Copy out lines with the word "document" from the material that follows.

Information provided:
>>>>

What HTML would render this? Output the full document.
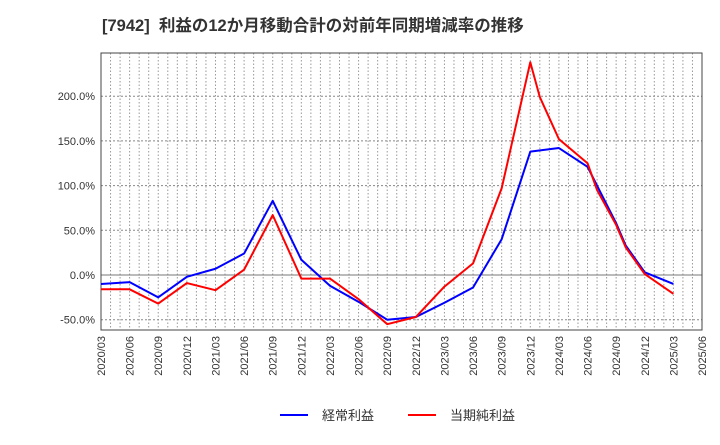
<!DOCTYPE html>
<html><head><meta charset="utf-8"><style>
body{margin:0;background:#fff;font-family:"Liberation Sans","Noto Sans CJK JP",sans-serif;}
svg text{font-family:"Liberation Sans","Noto Sans CJK JP",sans-serif;}
</style></head><body>
<svg id="c" width="720" height="440" xmlns="http://www.w3.org/2000/svg">
<text x="102" y="31" font-size="16.5" font-weight="bold" fill="#333" xml:space="preserve">[7942]  利益の12か月移動合計の対前年同期増減率の推移</text>
<g id="grid"></g><g id="axes"></g><g id="series"></g>
<g>
<line x1="280" y1="415" x2="308" y2="415" stroke="#0000ff" stroke-width="2"/>
<text x="322" y="420" font-size="13" fill="#333">経常利益</text>
<line x1="408" y1="415" x2="436" y2="415" stroke="#ff0000" stroke-width="2"/>
<text x="450" y="420" font-size="13" fill="#333">当期純利益</text>
</g>
</svg>
<script>
const xLabels=["2020/03","2020/06","2020/09","2020/12","2021/03","2021/06","2021/09","2021/12","2022/03","2022/06","2022/09","2022/12","2023/03","2023/06","2023/09","2023/12","2024/03","2024/06","2024/09","2024/12","2025/03","2025/06"];
const yTicks=[-50,0,50,100,150,200];
const blueMonths=[0,3,6,9,12,15,18,21,24,27,30,33,36,39,42,45,48,51,54,55,57,60];
const blueValues=[-10,-8,-25,-2,7,24,83,17,-12,-30,-50,-47,-31,-14,40,138,142,121,58,33,3,-10];
const redMonths=[0,3,6,9,12,15,18,21,24,27,30,33,36,39,42,45,46,48,51,52,54,55,57,60];
const redValues=[-16,-16,-32,-9,-17,6,67,-4,-4,-27,-55,-47,-13,13,97,238,199,152,125,95,56,31,1,-21];
const NS="http://www.w3.org/2000/svg";
const L=101,R=702,T=53,B=330;
const xs=m=>L+m*(R-L)/63;
const ys=v=>275-v*0.894;
function mk(tag,attrs,parent){const e=document.createElementNS(NS,tag);for(const k in attrs)e.setAttribute(k,attrs[k]);parent.appendChild(e);return e;}
const grid=document.getElementById('grid'),axes=document.getElementById('axes'),series=document.getElementById('series');
for(let m=1;m<63;m++){const l=mk('line',{x1:xs(m),x2:xs(m),y1:T,y2:B,stroke:'#999','stroke-dasharray':'1.5,2','stroke-width':1},grid);

}
[-50,50,100,150,200,250].forEach(v=>{if(ys(v)<T)return;const l=mk('line',{x1:L,x2:R,y1:ys(v),y2:ys(v),stroke:'#888','stroke-dasharray':'2,2','stroke-width':1},grid);

});
const z=mk('line',{x1:L,x2:R,y1:ys(0),y2:ys(0),stroke:'#777','stroke-width':1},grid);


const fr=mk('rect',{x:L,y:T,width:R-L,height:B-T,fill:'none',stroke:'#444','stroke-width':1},axes);


yTicks.forEach(v=>{const t=mk('text',{x:L-6,y:ys(v)+4,'font-size':11,'text-anchor':'end',fill:'#333'},axes);t.textContent=v.toFixed(1)+'%';

});
xLabels.forEach((s,i)=>{const x=xs(i*3);const t=mk('text',{x:0,y:0,'font-size':11,'text-anchor':'end',fill:'#333',transform:`translate(${x+4},${B+6}) rotate(-90)`},axes);t.textContent=s;

});
function line(ms,vs,col,name){const p=mk('polyline',{points:ms.map((m,i)=>xs(m)+','+ys(vs[i])).join(' '),fill:'none',stroke:col,'stroke-width':2,'stroke-linejoin':'round'},series);

}
line(blueMonths,blueValues,'#0000ff','ordinary-profit-line');
line(redMonths,redValues,'#ff0000','net-profit-line');
</script>
</body></html>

<<<<

Full response:
What HTML would render this? Output the full document.
function mk(tag,attrs,parent){const e=document.createElementNS(NS,tag);for(const k in attrs)e.setAttribute(k,attrs[k]);parent.appendChild(e);return e;}
const grid=document.getElementById('grid'),axes=document.getElementById('axes'),series=document.getElementById('series');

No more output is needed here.